Antoine Dubois is the Functional Safety Manager / Architect for high-end Automotive MPU at NXP Semiconductors, working on the next generation safety microprocessor for future electric vehicle as well as the  autonomous driving application. Antoine explained that with automated systems it is critical to map out all the ways that an automated system could fail to keep people and their surroundings safe, and integrate into the hardware designs feedback systems that prevent the vehicle from entering into one of thous conditions. At the same time designers conceptualize the design, they also conceptualize all the things that could go wrong. 

A traction inverter is one of the main components of an Electric vehicle, converting DC power from the High-Voltage battery to the 3-Phase AC Power of the electric Motor.  The functional safety concept was demonstrated for the traction inverter system from Safety Goal to hardware safety requirements, in order to prevent failure of such systems from harming the driver and/or its surrounding environment.

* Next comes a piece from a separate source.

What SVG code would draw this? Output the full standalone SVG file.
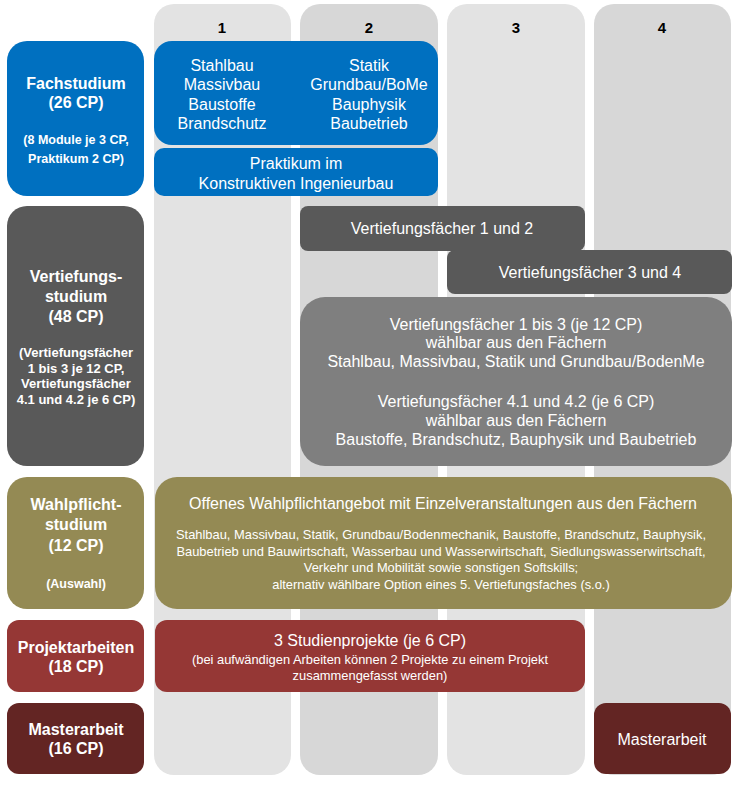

The team identified 4 traction hazards and 3 breaking hazards. They then designed the hardware called a safety manager that would watch for those aberrations and interact with the vehicle systems to prevent consequences. He gave an example of the Motor Control Safety mechanism (torque estimator) being performed inset the Safety Core to verify the control loop. Each of the hazards had separate safety mechanisms outside, but integrated with the working mechanism to prevent unsafe conditions

Antoine previously worked with EV makers in France, Michigan and California to develop automotive safety-compliant applications such as traction inverters, battery management systems, Gateway and autonomous driving systems.